Ashover Light Railway passed through Old Tupton.
The line started at Clay Cross Works, just above the northern portal of the Clay Cross Tunnel. From here, Ashover Light Railway swung northwards out of the town, then curved westwards through 180 degree to avoid going through Clay Cross town centre. The problem with this route was the Chesterfield Road, now the A61, and crossing it required a steel girder bridge spanning 45 feet. The height had to be 16 feet above road level, which required a half-mile long approach embankment to be built. The bridge and embankment were the only major pieces of engineering on the entire route between Clay Cross and Ashover. Shortly after the opening of the railway, the Pirelli Tyre Company at Burton-upon-Trent had a large advertisement painted on the bridge therefore it became known as ‘The Pirelli Bridge’.

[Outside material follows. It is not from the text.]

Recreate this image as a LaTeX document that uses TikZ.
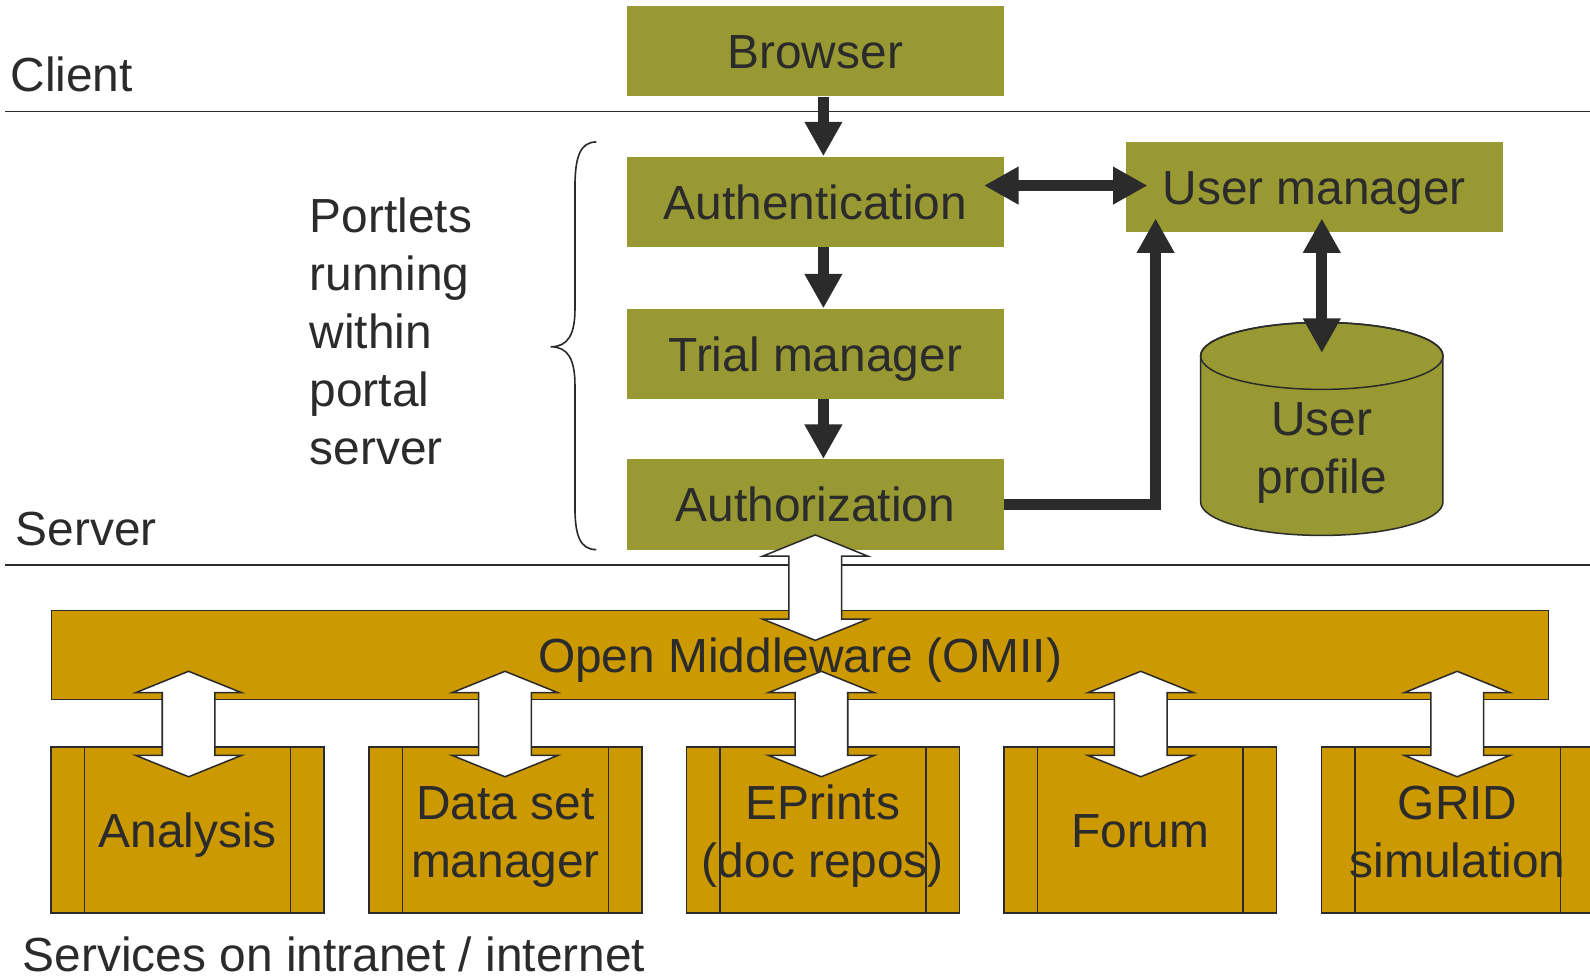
\documentclass[tikz,border=0pt]{standalone}
\usepackage{fontspec}
\setmainfont{Liberation Sans}
\usetikzlibrary{arrows.meta,calc}
\definecolor{olivebox}{RGB}{153,153,51}
\definecolor{goldbox}{RGB}{204,153,0}
\definecolor{ink}{RGB}{43,43,43}
\newcommand\svcstrut{\rule{0pt}{23pt}}
\newcommand\svcdepth{\rule[-5pt]{0pt}{5pt}}
\begin{document}
\begin{tikzpicture}[x=0.5pt,y=-0.5pt,
  every node/.style={text=ink,font=\fontsize{23.6}{28.5}\selectfont},
  obox/.style={fill=olivebox,minimum width=186pt,minimum height=44.5pt,inner sep=0pt,text height=17pt,text depth=0pt},
  ombox/.style={fill=goldbox,draw=ink,line width=0.75pt,minimum width=738pt,minimum height=44pt,inner sep=0pt},
  svcbox/.style={fill=goldbox,draw=ink,line width=0.75pt,minimum width=134.5pt,minimum height=82pt,inner sep=0pt,
    path picture={\draw[ink,line width=0.75pt]
      ([xshift=16.5pt]path picture bounding box.north west) -- ([xshift=16.5pt]path picture bounding box.south west)
      ([xshift=-16.5pt]path picture bounding box.north east) -- ([xshift=-16.5pt]path picture bounding box.south east);}},
  svcone/.style={svcbox,text height=17pt,text depth=0pt},
  svctwo/.style={svcbox,align=center},
  lbl/.style={inner sep=0pt,anchor=base west},
  sep/.style={draw=ink,line width=0.75pt},
  blk/.style={draw=ink,line width=5.4pt,-{Triangle[width=17.5pt,length=17pt]}},
  blkd/.style={draw=ink,line width=5.4pt,{Triangle[width=17.5pt,length=17pt]}-{Triangle[width=17.5pt,length=17pt]}},
  wdarrow/.pic={\filldraw[fill=white,draw=ink,line width=0.75pt]
    (0,-52) -- (52,-31) -- (26,-31) -- (26,31) -- (52,31) -- (0,52) -- (-52,31) -- (-26,31) -- (-26,-31) -- (-52,-31) -- cycle;}
]
\path[fill=white] (0,0) rectangle (1568,964);
\useasboundingbox (0,0) rectangle (1568,964);

% separator lines
\coordinate (cl1) at (5,110);
\coordinate (cl2) at (1568,110);
\coordinate (sl1) at (5,557);
\coordinate (sl2) at (1568,557);
\draw[sep] (cl1) -- (cl2);
\draw[sep] (sl1) -- (sl2);

% labels
\node[lbl] (client) at (10,90) {Client};
\node[lbl] (server) at (15,538) {Server};
\node[lbl] (services) at (22,958) {Services on intranet / internet};
\node[inner sep=0pt,anchor=north west,align=left] (portlets) at (305,195)
  {Portlets\\running\\within\\portal\\server};

% brace
\draw[ink,line width=0.8pt] (588,140) .. controls (572,140) and (567,155) .. (567,185)
  -- (567,305) .. controls (567,330) and (560,342) .. (543,342)
  .. controls (560,342) and (567,354) .. (567,380)
  -- (567,500) .. controls (567,528) and (572,542) .. (588,542);

% olive boxes
\node[obox] (browser) at (804,50.5) {Browser};
\node[obox] (auth) at (804,199) {Authentication};
\node[obox] (trial) at (804,349) {Trial manager};
\node[obox] (authz) at (804,497.5) {Authorization};
\node[obox] (um) at (1296,184.5) {User manager};

% cylinder
\path[fill=olivebox,draw=ink,line width=0.75pt] (1184,351) -- (1184,495)
  arc[start angle=180,end angle=360,x radius=59.75pt,y radius=16.5pt]
  -- (1423,351)
  arc[start angle=0,end angle=180,x radius=59.75pt,y radius=16.5pt] -- cycle;
\draw[ink,line width=0.75pt] (1303.5,351) ellipse[x radius=59.75pt,y radius=16.5pt];
\node[align=center,inner sep=0pt] (profile) at (1303.5,447) {User\\profile};
\coordinate (cyltop) at (1303.5,348);

% black arrows
\draw[blk] ($(browser.south)+(8,0)$) -- ($(auth.north)+(8,0)$);
\draw[blk] ($(auth.south)+(8,0)$) -- ($(trial.north)+(8,0)$);
\draw[blk] ($(trial.south)+(8,0)$) -- ($(authz.north)+(8,0)$);
\draw[blkd] ($(auth.east)+(-20,-16)$) -- ($(um.west)+(22,-1.5)$);
\draw[blk] (authz.east) -| ($(um.south west)+(30,-14)$);
\draw[blkd] ($(um.south)+(7.5,-14)$) -- (cyltop);

% middleware and services
\node[ombox] (omii) at (789,646) {};
\node[svcone] (analysis) at (185,818.5) {Analysis};
\node[svctwo] (dataset) at (498.5,818.5) {\svcstrut Data set\\manager};
\node[svctwo] (eprints) at (811.5,818.5) {\svcstrut EPrints\\(doc repos)};
\node[svcone] (forum) at (1124.5,818.5) {Forum};
\node[svctwo] (grid) at (1437.5,818.5) {\svcstrut GRID\\simulation\svcdepth};

% white double arrows
\pic at (804,579.5) {wdarrow};
\pic at (186,714) {wdarrow};
\pic at (498,714) {wdarrow};
\pic at (810,714) {wdarrow};
\pic at (1125,714) {wdarrow};
\pic at (1437,714) {wdarrow};

\node[text height=17pt,text depth=0pt,inner sep=0pt] (omiitext) at (omii.center) {Open Middleware (OMII)};
\end{tikzpicture}
\end{document}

Several stations were provided along the line, with the main terminus and headquarters being Clay Cross & Egstow within the Clay Cross Works. Four further stations named Chesterfield Road, Holmgate, Springfield and Clay Lane were erected within the town boundaries of Clay Cross, with the next station being at Stretton. At this point the line was still continuing southwards, but soon swung north-westwards again to follow the picturesque course of the River Amber as far as Ashover. Stations along this section were Hurst Lane, Woolley, Dalebank, Milltown, Fallgate, Salter Lane (for Ashover), and Ashover Butts.

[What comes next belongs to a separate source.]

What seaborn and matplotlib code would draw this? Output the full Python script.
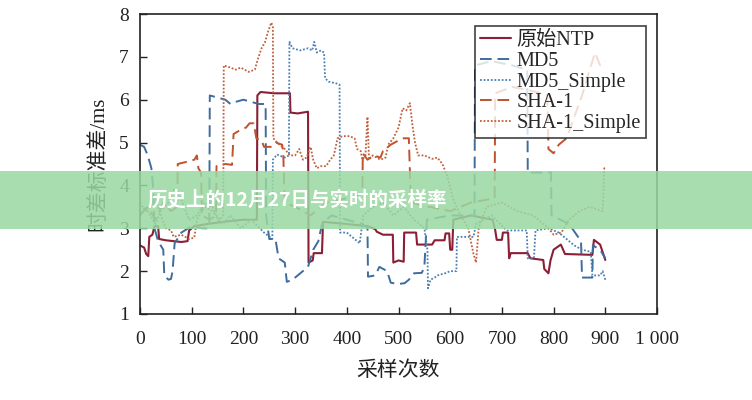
import numpy as np
import pandas as pd
import matplotlib
matplotlib.use("Agg")
import matplotlib.pyplot as plt
from matplotlib.patches import Rectangle
import seaborn as sns

# sampling index / time-offset std (ms)
ntp_x = [0, 8, 12, 16, 18, 24, 28, 35, 37, 50, 65, 80, 92, 95, 105, 130, 160, 200, 226, 227, 233, 260, 290, 291,
         305, 325, 326, 334, 336, 352, 354, 400, 440, 455, 458, 470, 489, 490, 500, 510, 511, 534, 536, 565, 570,
         589, 591, 598, 600, 604, 606, 640, 682, 687, 690, 700, 702, 712, 714, 717, 750, 755, 780, 782, 790, 794,
         800, 814, 822, 875, 878, 890, 900]
ntp_y = [2.6, 2.55, 2.4, 2.35, 2.8, 2.85, 3.05, 3.05, 2.75, 2.72, 2.7, 2.68, 2.7, 2.95, 3.05, 3.1, 3.15, 3.2, 3.2,
         6.1, 6.18, 6.15, 6.15, 5.7, 5.68, 5.72, 2.2, 2.25, 2.42, 2.42, 3.15, 3.1, 3.05, 2.98, 2.92, 2.85, 2.85,
         2.2, 2.25, 2.22, 2.9, 2.9, 2.62, 2.62, 2.72, 2.72, 2.88, 2.88, 2.5, 2.5, 3.2, 3.3, 3.2, 2.96, 2.73, 2.73,
         2.9, 2.9, 2.3, 2.42, 2.42, 2.3, 2.26, 2.05, 1.95, 2.25, 2.5, 2.62, 2.4, 2.38, 2.73, 2.62, 2.26]

md5_x = [0, 8, 15, 22, 25, 28, 35, 45, 47, 55, 60, 63, 67, 80, 100, 120, 134, 135, 150, 165, 175, 185, 200, 215,
         230, 243, 244, 250, 262, 268, 280, 284, 295, 305, 315, 325, 335, 345, 352, 370, 400, 430, 440, 441, 455,
         463, 478, 485, 500, 512, 520, 530, 545, 550, 555, 600, 630, 647, 648, 680, 720, 749, 750, 795, 796, 830,
         853, 855, 875, 876, 890, 900]
md5_y = [4.95, 4.9, 4.7, 4.4, 4.0, 3.0, 2.7, 2.5, 1.9, 1.8, 1.82, 2.0, 2.65, 2.9, 3.05, 3.0, 3.0, 6.1, 6.05, 6.0,
         5.9, 5.95, 6.0, 5.95, 5.9, 5.9, 3.3, 2.75, 2.75, 2.3, 2.2, 1.75, 1.8, 1.9, 2.0, 2.1, 2.5, 2.7, 3.1, 3.3,
         3.2, 3.1, 3.0, 1.87, 1.9, 2.1, 2.0, 1.73, 1.7, 1.72, 1.8, 1.95, 1.96, 2.1, 3.2, 3.3, 3.3, 3.3, 6.8, 6.9,
         6.8, 6.7, 4.3, 4.3, 3.3, 3.1, 2.7, 1.85, 1.85, 2.6, 2.5, 2.3]

md5s_x = [0, 10, 20, 30, 40, 55, 65, 75, 85, 95, 110, 125, 140, 150, 160, 175, 195, 215, 240, 256, 257, 265, 280,
          288, 289, 295, 310, 325, 333, 337, 342, 350, 356, 358, 365, 380, 386, 387, 400, 410, 417, 425, 432, 450,
          470, 490, 510, 530, 550, 556, 557, 562, 570, 575, 590, 600, 612, 613, 645, 650, 680, 705, 710, 748, 750,
          762, 765, 790, 810, 820, 840, 855, 872, 875, 890, 895, 900]
md5s_y = [3.3, 3.5, 3.3, 3.1, 3.4, 3.6, 3.9, 3.85, 3.5, 3.2, 3.3, 3.6, 3.5, 3.2, 3.1, 3.3, 3.0, 3.2, 2.9, 2.75,
          4.6, 4.72, 4.65, 4.7, 7.35, 7.2, 7.15, 7.2, 7.15, 7.35, 7.1, 7.15, 7.1, 6.5, 6.42, 6.38, 6.35, 2.9, 2.9,
          2.8, 2.73, 2.65, 3.3, 3.5, 3.6, 3.3, 3.5, 3.2, 3.0, 2.5, 1.6, 1.8, 1.85, 1.9, 1.95, 2.0, 2.0, 2.8, 2.8,
          3.1, 3.3, 3.0, 2.95, 2.95, 2.3, 2.3, 2.95, 3.0, 2.9, 2.8, 2.6, 2.5, 2.45, 1.9, 1.9, 2.0, 1.8]

sha_x = [0, 15, 30, 45, 60, 72, 73, 90, 105, 110, 113, 118, 120, 135, 147, 148, 165, 178, 181, 195, 205, 212, 220,
         225, 235, 240, 255, 263, 275, 277, 280, 300, 330, 360, 400, 430, 431, 440, 452, 465, 470, 485, 500, 510,
         520, 524, 560, 600, 640, 686, 687, 720, 760, 788, 790, 800, 810, 825, 840, 855, 870, 880, 890, 900]
sha_y = [3.3, 3.5, 3.2, 3.6, 3.4, 3.5, 4.5, 4.55, 4.6, 4.7, 4.4, 4.3, 3.3, 3.2, 3.3, 4.45, 4.5, 4.48, 5.2, 5.3,
         5.35, 5.45, 5.45, 5.1, 5.05, 4.9, 4.9, 5.0, 4.95, 4.77, 3.6, 3.5, 3.3, 3.6, 3.7, 3.8, 4.75, 4.6, 4.7,
         4.65, 4.8, 4.95, 5.05, 5.1, 5.1, 3.6, 3.5, 3.4, 3.6, 3.7, 6.15, 6.3, 6.2, 6.1, 4.85, 4.75, 4.95, 5.1,
         5.6, 6.1, 6.7, 7.1, 6.8, 6.9]

shas_x = [0, 10, 20, 30, 40, 50, 60, 65, 80, 95, 105, 110, 125, 140, 155, 161, 162, 175, 185, 195, 210, 222, 228,
          235, 242, 248, 254, 257, 258, 265, 275, 280, 290, 300, 308, 315, 322, 330, 335, 342, 350, 360, 368, 375,
          382, 392, 405, 415, 420, 427, 430, 436, 440, 443, 450, 465, 475, 480, 490, 500, 508, 515, 522, 527, 532,
          538, 550, 565, 575, 585, 595, 605, 620, 635, 645, 650, 655, 670, 700, 730, 760, 790, 800, 815, 830, 850,
          870, 895, 898, 900]
shas_y = [3.6, 3.4, 3.5, 3.7, 3.3, 3.0, 2.95, 2.8, 2.85, 2.75, 2.78, 3.2, 3.5, 3.4, 3.2, 3.3, 6.8, 6.75, 6.7, 6.75,
          6.65, 6.7, 6.95, 7.2, 7.35, 7.6, 7.8, 7.7, 5.1, 5.0, 4.9, 4.85, 4.7, 4.7, 4.85, 4.6, 4.65, 4.9, 4.6, 4.4,
          4.45, 4.45, 4.6, 4.7, 5.1, 5.15, 5.15, 5.1, 4.85, 4.8, 4.6, 4.7, 5.6, 4.6, 4.7, 4.6, 4.65, 4.95, 5.1,
          5.35, 5.8, 5.75, 5.92, 5.4, 5.0, 4.7, 4.7, 4.62, 4.65, 4.5, 4.2, 3.7, 3.3, 3.0, 2.4, 2.2, 3.0, 3.5, 3.6,
          3.4, 3.3, 3.0, 2.85, 2.9, 3.2, 3.4, 3.5, 3.4, 4.4, 4.4]

series_names = ["原始NTP", "MD5", "MD5_Simple", "SHA-1", "SHA-1_Simple"]
series_colors = ["#8a1f35", "#3e6c9c", "#4a80b4", "#c0522e", "#c0603c"]
series_dash = [(None, 1.5), ((6, 3), 1.4), ((1, 1), 1.3), ((6, 3), 1.4), ((1, 1), 1.3)]

sns.set_style("ticks")
plt.rcParams["font.family"] = ["Liberation Serif", "Noto Sans CJK SC"]
plt.rcParams["axes.unicode_minus"] = False

fig = plt.figure(figsize=(7.52, 4.0), dpi=100)
ax = fig.add_axes([140 / 752, 1 - 314 / 400, 517 / 752, 300 / 400])

all_x = [ntp_x, md5_x, md5s_x, sha_x, shas_x]
all_y = [ntp_y, md5_y, md5s_y, sha_y, shas_y]
for name, xs, ys, col, (dash, lw) in zip(series_names, all_x, all_y, series_colors, series_dash):
    df = pd.DataFrame({"x": xs, "y": ys})
    line_ax = sns.lineplot(data=df, x="x", y="y", ax=ax, estimator=None, sort=False,
                           color=col, linewidth=lw, label=name)
    if dash is not None:
        line_ax.lines[-1].set_dashes(dash)

ax.set_xlim(0, 1000)
ax.set_ylim(1, 8)
ax.set_xticks(np.arange(0, 1001, 100))
ax.set_xticklabels([str(v) if v < 1000 else "1 000" for v in range(0, 1001, 100)])
ax.set_yticks(range(1, 9))
ax.tick_params(direction="in", length=5, width=1, labelsize=14, pad=8, colors="#222222")
ax.tick_params(axis="x", pad=12)
for sp in ax.spines.values():
    sp.set_visible(True)
    sp.set_color("#222222")
    sp.set_linewidth(1.2)

ax.set_xlabel("采样次数", fontsize=15, labelpad=10, color="#222222")
ax.set_ylabel("时差标准差/ms", fontsize=15, labelpad=8, color="#222222")

leg = ax.legend(loc="upper right", bbox_to_anchor=(0.979, 0.96), fontsize=14.5, frameon=True, fancybox=False,
                framealpha=0.8, edgecolor="#111111", labelspacing=0.08, handlelength=1.5,
                handletextpad=0.3, borderpad=0.25, borderaxespad=0.0)
leg.get_frame().set_linewidth(1.2)

# green caption band across the figure
fig.add_artist(Rectangle((0, 1 - 229 / 400), 1, 58 / 400, transform=fig.transFigure,
                         facecolor="#99d8a2", alpha=0.85, edgecolor="none", zorder=5))
fig.text(148 / 752, 0.5, "历史上的12月27日与实时的采样率", fontsize=14, fontweight="bold",
         color="white", ha="left", va="center", family=["Noto Sans CJK SC", "DejaVu Sans"], zorder=6)

fig.savefig("out.png", dpi=100)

The Ashover Light Railway was a 1 ft 11 ½ in (597 mm) narrow gauge railway. It was built by the Clay Cross Company to transport minerals from Ashover quarries.
As Clay Cross Company continued to develop its mining interests it purchased the Overton Estate at Fallgate in 1918 with the aim of extracting minerals. An order under the Light Railways Act was obtained in 1918 to build a standard gauge railway between the Midland Railway station at Stretton and Ashover, with a 2 ft (610 mm) gauge rope-worked mineral railway serving Alton colliery. This railway was not built because the cost estimates were too high. Instead in 1920 H. F. Stephens, the consulting engineer for the line, proposed building the entire railway to 2 ft gauge. This considerably reduced the costs of construction and the plan was approved.
Construction started in 1922 and the railway opened to goods traffic in 1924. The formal opening to passenger traffic took place in March 1925. The line was built using surplus equipment from the War Department Light Railways. Although the line was built principally to carry mineral traffic, its passenger service proved successful during the mid-1920s, but competition from buses saw numbers decline and Winter services ceased in 1934. All passenger services were withdrawn in 1936.
The mineral traffic continued but the railway declined through the 1940s. In 1949 the railway’s last remaining contract with Butts quarry was terminated and the quarry closed in 1950. The railway closed on 31 March 1950. Most of the rail remained in place through October of that year when a last inspection trip was made. After that the majority of the railway was lifted. However a short length was left in place around the Fallgate works. This remnant track continued to be used until 1968.